Praising God for seven years in Portugal

Seven years ago, we stepped off the plane and began our lives and ministry in Portugal. It was just the two of us back then, filled with the hopes and dreams that any new missionary has. While we’re still a long way from being grizzled veterans, we’d like to think we’ve learned a thing or two since that first day. So, in honor of this momentous occasion, here are “Seven things we’ve learned in our first seven years”:

  1. God is working in ways both visible and invisible. We see the work that God calls us to do every day. We know the people we have taught, the prayers we have prayed, and outreaches we have prepared. Sometimes, we see immediate fruit from those efforts, and it is beautiful. But, we also see the work God is doing in other avenues. Once in a while, someone seeks us out, because the Holy Spirit is convicting him, and he wants answers. Another person will come to us wanting to hear more of what she once heard from another missionary or pastor years before. We see only what is before our eyes, but we love the glimpses God gives us of what He is doing in myriad ways in hearts in our town and around the world.
  2. The Parable of the Sower is so true. Recently, we skimmed through prayer letters we’ve written over the years. It’s sad to see that some people who have made professions of faith in the past no longer come to church or display any spiritual life. Today, we still celebrate with great joy any time people profess faith in Christ. However, we pray more fervently than ever that their conversion would be genuine and that they would be fruit that remains.
  3. Most weeks, the work is mundane. We fill our schedules with activities and people, hoping to see the Holy Spirit break through in people’s lives. While we cherish the more spiritual-looking moments (a salvation, a baptism, etc.), there are many moments that are simply “taking care of business”. We spend two hours in line at the customs office retrieving a package of Portuguese Bibles. Having people over for a meal and counseling requires the less glamorous tasks of grocery shopping and cooking. We prepare lessons, have Bible studies, meet with people, pay bills, clean the church, send messages, make phone calls, give people rides, type these prayer letters, and do all the day-to-day acts of life. In the years of mundane, we see the miracles God does in our midst.

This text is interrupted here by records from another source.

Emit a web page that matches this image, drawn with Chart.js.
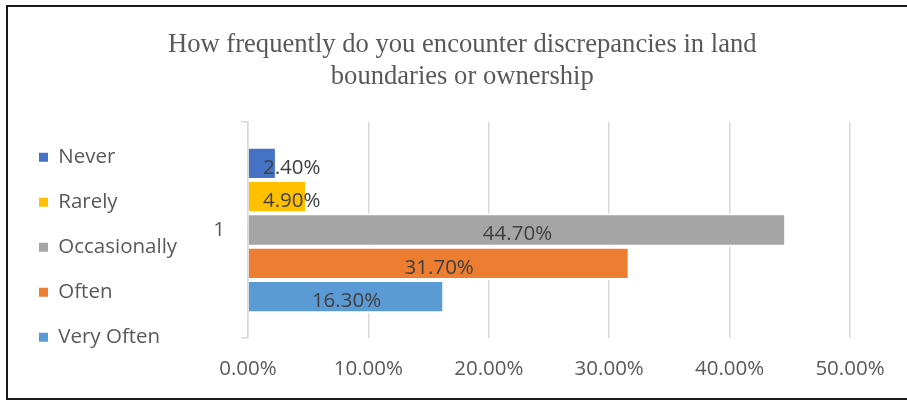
<!DOCTYPE html>
<html>
<head>
<meta charset="utf-8">
<title>Land boundary discrepancies</title>
<script src="https://cdn.jsdelivr.net/npm/chart.js@4/dist/chart.umd.min.js"></script>
<style>
  html, body { margin: 0; padding: 0; background: #ffffff; overflow: hidden; }
  #wrap { position: relative; width: 907px; height: 401px; }
  #frame {
    position: absolute; left: 6px; top: 5px; width: 920px; height: 395px;
    box-sizing: border-box; border: 2px solid #1a1a1a; pointer-events: none;
  }
  canvas { position: absolute; left: 0; top: 0; }
</style>
</head>
<body>
<div id="wrap">
  <canvas id="chart" width="907" height="401"></canvas>
  <div id="frame"></div>
</div>
<script>
// Survey answers: share of respondents per frequency level
const categories = ['1'];
const seriesNames = ['Never', 'Rarely', 'Occasionally', 'Often', 'Very Often'];
const neverValues = [2.4];
const rarelyValues = [4.9];
const occasionallyValues = [44.7];
const oftenValues = [31.7];
const veryOftenValues = [16.3];
const seriesColors = ['#4472C4', '#FFC000', '#A5A5A5', '#ED7D31', '#5B9BD5'];
const titleLines = ['How frequently do you encounter discrepancies in land', 'boundaries or ownership'];

const seriesValues = [neverValues, rarelyValues, occasionallyValues, oftenValues, veryOftenValues];

const LABEL_FONT = "'Open Sans', 'Noto Sans', sans-serif";
const TEXT_GREY = '#595959';
const GRID_GREY = '#d9d9d9';
const PAD_LEFT = 14.5;
const PLOT_LEFT = 248;
const PLOT_RIGHT_GAP = 57;

const pct = v => v.toFixed(2) + '%';

// Percent labels on each bar; short bars keep their label clear of the axis
const barValueLabels = {
  id: 'barValueLabels',
  afterDatasetsDraw(chart) {
    const { ctx, chartArea } = chart;
    ctx.save();
    ctx.font = "20.5px " + LABEL_FONT;
    ctx.fillStyle = '#404040';
    ctx.textAlign = 'center';
    ctx.textBaseline = 'middle';
    chart.data.datasets.forEach((ds, i) => {
      const meta = chart.getDatasetMeta(i);
      meta.data.forEach((bar, j) => {
        const text = pct(ds.data[j]);
        const w = ctx.measureText(text).width;
        const mid = (bar.x + bar.base) / 2;
        const x = Math.max(mid, chartArea.left + 15 + w / 2);
        ctx.fillText(text, x, bar.y + 4.5);
      });
    });
    ctx.restore();
  }
};

new Chart(document.getElementById('chart'), {
  type: 'bar',
  data: {
    labels: categories,
    datasets: seriesNames.map((name, i) => ({
      label: name,
      data: seriesValues[i],
      backgroundColor: seriesColors[i],
      borderColor: '#ffffff',
      borderWidth: 2,
      categoryPercentage: 0.771,
      barPercentage: 1.0
    }))
  },
  options: {
    indexAxis: 'y',
    responsive: false,
    animation: false,
    events: [],
    layout: { padding: { top: 0, left: PAD_LEFT, right: -3, bottom: 18.7 } },
    scales: {
      x: {
        type: 'linear',
        min: 0,
        max: 50,
        ticks: {
          stepSize: 10,
          padding: 1,
          color: TEXT_GREY,
          font: { family: LABEL_FONT, size: 20.5 },
          callback: v => pct(v)
        },
        grid: { color: GRID_GREY, lineWidth: 1.5, drawTicks: true, tickLength: 17.7, tickColor: 'rgba(0,0,0,0)' },
        border: { display: false },
        afterFit(scale) {
          // keep clear space to the right of the plot
          scale.paddingRight = PLOT_RIGHT_GAP;
        }
      },
      y: {
        type: 'category',
        ticks: {
          padding: 16,
          color: TEXT_GREY,
          font: { family: LABEL_FONT, size: 20.5 }
        },
        grid: { drawOnChartArea: false, drawTicks: true, tickLength: 7, color: GRID_GREY, lineWidth: 1.5 },
        border: { display: true, color: GRID_GREY, width: 1.5 },
        afterFit(scale) {
          const legendWidth = scale.chart.legend ? scale.chart.legend.width : 0;
          scale.width = PLOT_LEFT - PAD_LEFT - legendWidth;
        }
      }
    },
    plugins: {
      title: {
        display: true,
        text: titleLines,
        color: TEXT_GREY,
        font: { family: "'Liberation Serif', 'Times New Roman', serif", size: 26.6, weight: 'normal', lineHeight: '32px' },
        padding: { top: 29, bottom: 29 }
      },
      legend: {
        display: true,
        position: 'left',
        align: 'start',
        // blank heading used as a spacer above the legend entries
        title: { display: true, text: ' ', padding: 0, font: { size: 10, lineHeight: '122.5px' } },
        labels: {
          boxWidth: 9,
          boxHeight: 9,
          padding: 24.5,
          color: TEXT_GREY,
          font: { family: LABEL_FONT, size: 20.5 },
          generateLabels(chart) {
            return Chart.defaults.plugins.legend.labels.generateLabels(chart)
              .map(item => Object.assign(item, { lineWidth: 0, strokeStyle: 'rgba(0,0,0,0)' }));
          }
        }
      },
      tooltip: { enabled: false }
    }
  },
  plugins: [barValueLabels]
});
</script>
</body>
</html>
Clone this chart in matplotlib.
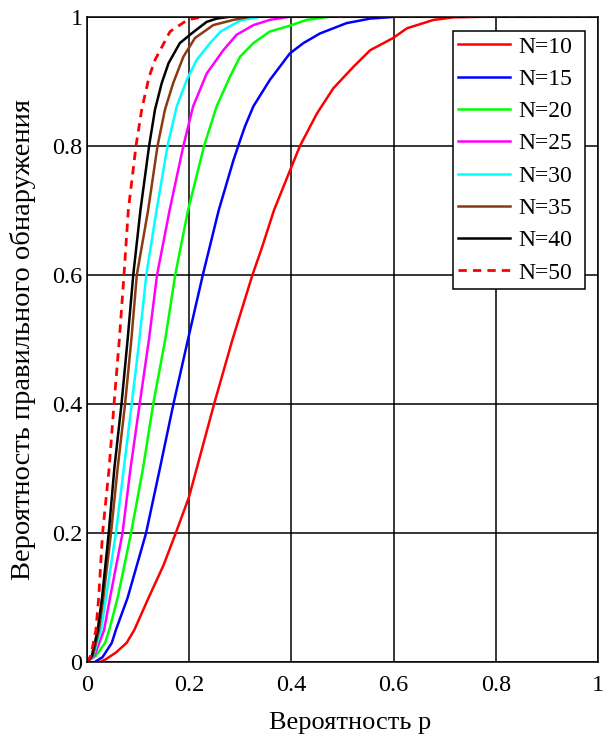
import numpy as np
import matplotlib.pyplot as plt

plt.rcParams['font.family'] = ['Liberation Serif', 'DejaVu Serif']

p_10 = [0.0, 0.025, 0.038, 0.057, 0.078, 0.093, 0.121, 0.15, 0.174, 0.2, 0.215, 0.249,
        0.285, 0.324, 0.342, 0.366, 0.399, 0.417, 0.45, 0.482, 0.521, 0.554, 0.599, 0.626,
        0.678, 0.717, 0.782, 1.0]
P_10 = [0.0, 0.0, 0.005, 0.015, 0.03, 0.05, 0.10, 0.15, 0.20, 0.256, 0.30, 0.40,
        0.50, 0.60, 0.641, 0.70, 0.765, 0.80, 0.85, 0.889, 0.922, 0.948, 0.967, 0.982,
        0.995, 0.999, 1.0, 1.0]

p_15 = [0.0, 0.015, 0.031, 0.049, 0.057, 0.080, 0.116, 0.143, 0.1695, 0.198, 0.227,
        0.258, 0.287, 0.298, 0.3094, 0.3257, 0.358, 0.397, 0.4234, 0.456, 0.508,
        0.554, 0.606, 1.0]
P_15 = [0.0, 0.0, 0.008, 0.03, 0.05, 0.10, 0.20, 0.30, 0.40, 0.50, 0.60,
        0.70, 0.778, 0.804, 0.83, 0.861, 0.902, 0.943, 0.959, 0.974, 0.990,
        0.997, 1.0, 1.0]

p_20 = [0.0, 0.018, 0.036, 0.044, 0.0606, 0.0866, 0.110, 0.130, 0.1535, 0.173, 0.198,
        0.2295, 0.254, 0.280, 0.2997, 0.3257, 0.358, 0.397, 0.430, 0.476, 1.0]
P_20 = [0.0, 0.01, 0.03, 0.05, 0.10, 0.20, 0.30, 0.40, 0.50, 0.60, 0.70,
        0.80, 0.861, 0.907, 0.938, 0.959, 0.977, 0.986, 0.995, 1.0, 1.0]

p_25 = [0.0, 0.015, 0.034, 0.0456, 0.070, 0.0856, 0.1035, 0.1217, 0.1375, 0.162, 0.189,
        0.208, 0.2346, 0.267, 0.293, 0.326, 0.358, 0.397, 1.0]
P_25 = [0.0, 0.01, 0.05, 0.10, 0.20, 0.30, 0.40, 0.50, 0.60, 0.70, 0.80,
        0.861, 0.912, 0.948, 0.972, 0.987, 0.995, 1.0, 1.0]

p_30 = [0.0, 0.013, 0.028, 0.0377, 0.057, 0.0725, 0.088, 0.103, 0.1165, 0.1365, 0.158,
        0.176, 0.1955, 0.215, 0.241, 0.262, 0.30, 0.34, 1.0]
P_30 = [0.0, 0.01, 0.05, 0.10, 0.20, 0.30, 0.40, 0.50, 0.60, 0.70, 0.80,
        0.861, 0.902, 0.933, 0.959, 0.977, 0.994, 1.0, 1.0]

p_35 = [0.0, 0.012, 0.024, 0.0325, 0.0475, 0.0604, 0.075, 0.0873, 0.098, 0.120, 0.1385,
        0.153, 0.169, 0.189, 0.2117, 0.2475, 0.2866, 0.32, 1.0]
P_35 = [0.0, 0.01, 0.05, 0.10, 0.20, 0.30, 0.40, 0.50, 0.60, 0.70, 0.80,
        0.856, 0.897, 0.938, 0.967, 0.987, 0.995, 1.0, 1.0]

p_40 = [0.0, 0.01, 0.0215, 0.030, 0.043, 0.054, 0.068, 0.080, 0.091, 0.105, 0.122,
        0.1335, 0.1466, 0.160, 0.182, 0.205, 0.2346, 0.254, 0.28, 1.0]
P_40 = [0.0, 0.01, 0.05, 0.10, 0.20, 0.30, 0.40, 0.50, 0.60, 0.70, 0.80,
        0.856, 0.897, 0.928, 0.959, 0.974, 0.992, 0.997, 1.0, 1.0]

p_50 = [0.0, 0.008, 0.018, 0.0234, 0.031, 0.0438, 0.0534, 0.0638, 0.0729, 0.0813, 0.0964,
        0.1075, 0.122, 0.1335, 0.163, 0.197, 0.228, 1.0]
P_50 = [0.0, 0.01, 0.05, 0.10, 0.20, 0.30, 0.40, 0.50, 0.60, 0.70, 0.80,
        0.856, 0.907, 0.933, 0.977, 0.995, 1.0, 1.0]

labels = ["N=10", "N=15", "N=20", "N=25", "N=30", "N=35", "N=40", "N=50"]
ticks = [0, 0.2, 0.4, 0.6, 0.8, 1]
tick_labels = ["0", "0.2", "0.4", "0.6", "0.8", "1"]

series = [(p_10, P_10), (p_15, P_15), (p_20, P_20), (p_25, P_25),
          (p_30, P_30), (p_35, P_35), (p_40, P_40), (p_50, P_50)]
colors = ["#ff0000", "#0000ff", "#00ff00", "#ff00ff",
          "#00ffff", "#8b3a0f", "#000000", "#ff0000"]

fig = plt.figure(figsize=(6.08, 7.38), dpi=100)
ax = fig.add_axes([0.1426, 0.1026, 0.8414, 0.8748])

for (x, y), c, lab in zip(series, colors, labels):
    if lab == "N=50":
        ax.plot(x, y, color=c, lw=2.0, linestyle=(0, (3, 2.2)), label=lab)
    else:
        ax.plot(x, y, color=c, lw=1.8, label=lab)

ax.set_xlim(0, 1)
ax.set_ylim(0, 1)
ax.set_xticks(ticks)
ax.set_xticklabels(tick_labels)
ax.set_yticks(ticks)
ax.set_yticklabels(tick_labels)
ax.tick_params(length=0, labelsize=17.5)
ax.tick_params(axis='x', pad=9)
ax.tick_params(axis='y', pad=3)
ax.grid(True, color='black', lw=1.1)
ax.set_axisbelow(True)
for s in ax.spines.values():
    s.set_linewidth(1.1)
    s.set_color('black')

ax.set_xlabel("Вероятность p", fontsize=19)
ax.set_ylabel("Вероятность правильного обнаружения", fontsize=20.5)
ax.xaxis.set_label_coords(0.515, -0.077)
ax.yaxis.set_label_coords(-0.099, 0.5)

# рамка легенды как в оригинале: x 453..585, y 31..292 px
leg = ax.legend(loc='upper left', bbox_to_anchor=(0.7166, 0.978, 0.2574, 0.0),
                mode='expand', borderaxespad=0,
                fontsize=17, fancybox=False, framealpha=1, edgecolor='black',
                handlelength=2.2, handletextpad=0.35, labelspacing=0.456,
                borderpad=0.22)
leg.get_frame().set_linewidth(1.1)

fig.savefig("out.png", dpi=100)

  4. Growth is rarely steady and consistent. It seems that it comes in fits and starts. One year you may double in attendance, and the next you may lose people. One day, the person that seemed to be doing so well won’t even answer the phone to talk with you. Sometimes, you have a season when everything and everybody seems to be looking up. Other times, you plod through month after month feeling like you are crossing a desert. While progress is impossible to predict, our faithfulness, prayerfulness, and determination must not waver. “We will reap if we do not faint.”

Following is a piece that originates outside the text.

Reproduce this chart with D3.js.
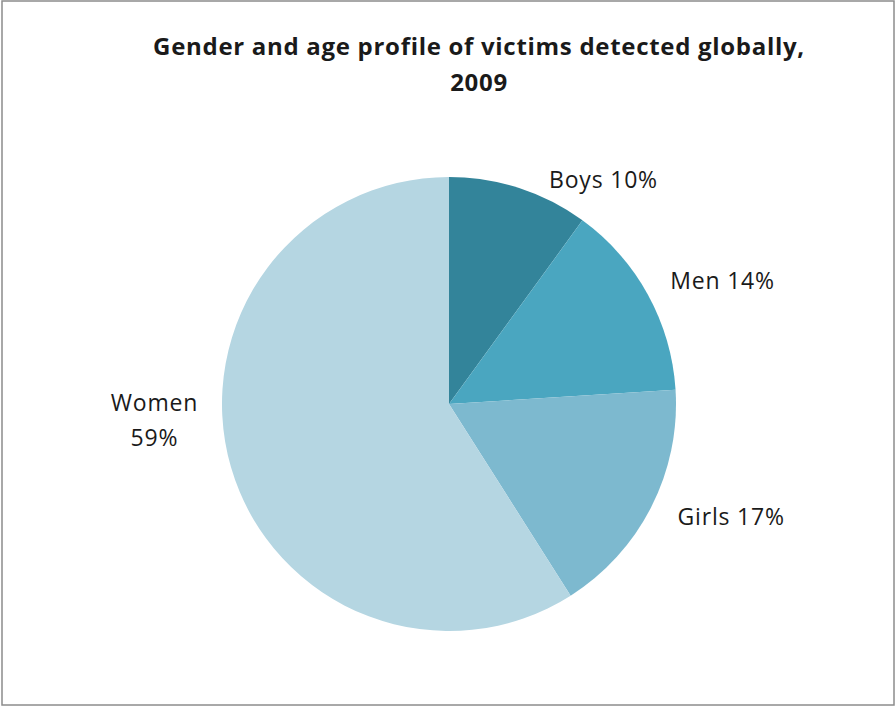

  5. The people are the hardest and best part ministry. Often, the missionary approach to people is counterintuitive. How do you respond to the lonely old lady who calls you every day to talk about her bladder problem? What do you do with the church lady who hurts you and everyone else with her tongue? How do you treat the children who ask for a ride and a hug, but you can see the lice crawling on their head? You avoid them, of course! That’s the natural thing for any of us to do. Even though we’re missionaries, we feel the same way you do. The phone calls drive us nuts, the mean lady hurts us and our kids, and we hate getting lice as much as you do. But, instead of running away, we run toward these people in obedience to God. We listen to and pray for the lady who is lonely. We get to know the mean lady and gently confront her with the sin root of her words. We learn about lice prevention and treatment, and teach our children (and ourselves) that a soul being saved is worth some itching on our part. People hurt us, make us dirty, and mess up our preferred schedules, but they are also the only thing we can take to heaven. We have cried from sadness over choices people have made, but we have cried so many more tears of joy over seeing people be saved, be baptized, and choose to obey our Lord.

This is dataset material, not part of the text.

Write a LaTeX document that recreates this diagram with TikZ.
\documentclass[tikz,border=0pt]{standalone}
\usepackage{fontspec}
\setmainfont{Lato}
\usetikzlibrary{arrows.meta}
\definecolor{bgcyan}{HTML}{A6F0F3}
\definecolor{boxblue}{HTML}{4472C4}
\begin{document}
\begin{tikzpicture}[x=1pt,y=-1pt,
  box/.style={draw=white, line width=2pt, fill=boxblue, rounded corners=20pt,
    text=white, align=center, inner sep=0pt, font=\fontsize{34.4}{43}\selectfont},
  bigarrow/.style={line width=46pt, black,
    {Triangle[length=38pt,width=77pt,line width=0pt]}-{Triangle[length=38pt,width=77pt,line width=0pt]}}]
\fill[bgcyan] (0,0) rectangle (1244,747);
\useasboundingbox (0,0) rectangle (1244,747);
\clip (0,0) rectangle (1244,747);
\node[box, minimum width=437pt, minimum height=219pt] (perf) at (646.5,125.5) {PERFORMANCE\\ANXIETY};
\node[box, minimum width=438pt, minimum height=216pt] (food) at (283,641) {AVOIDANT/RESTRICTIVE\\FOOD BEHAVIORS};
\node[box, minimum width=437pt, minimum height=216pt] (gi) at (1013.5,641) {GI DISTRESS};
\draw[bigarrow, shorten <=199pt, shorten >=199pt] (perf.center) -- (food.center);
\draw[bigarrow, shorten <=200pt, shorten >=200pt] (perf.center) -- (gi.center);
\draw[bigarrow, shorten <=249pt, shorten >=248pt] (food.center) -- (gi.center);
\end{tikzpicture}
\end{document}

  6. There is nothing more encouraging than knowing people are praying for us. When one of you writes to us that you are praying for the people in our town, our church, our marriage, or our children, it encourages us more than you can know. We are people just like you. God is our Great Comforter. However, in the absence of family or our best friends, just a word from you that you are praying lifts our spirits and helps us keep going another day.
  7. There is no place we would rather be than right here. Do we miss American food? Yes. Do we miss speaking English and not being the foreigners? Yes. Would it be easier to stay in America? Probably. But, we believe Portugal is where God wants us, so there is nowhere else we would rather be. We have perfect peace that we are in His will, and that is always the best place to be.

We arrived seven years ago with a lot of dreams, all of which God has allowed to come true: He has started a hearing church in our town; He has saved some deaf people and begun a work among them; and He has given us children. We are humbled and grateful because of the work He has done here in Portugal, and we look forward to seeing what else He will do.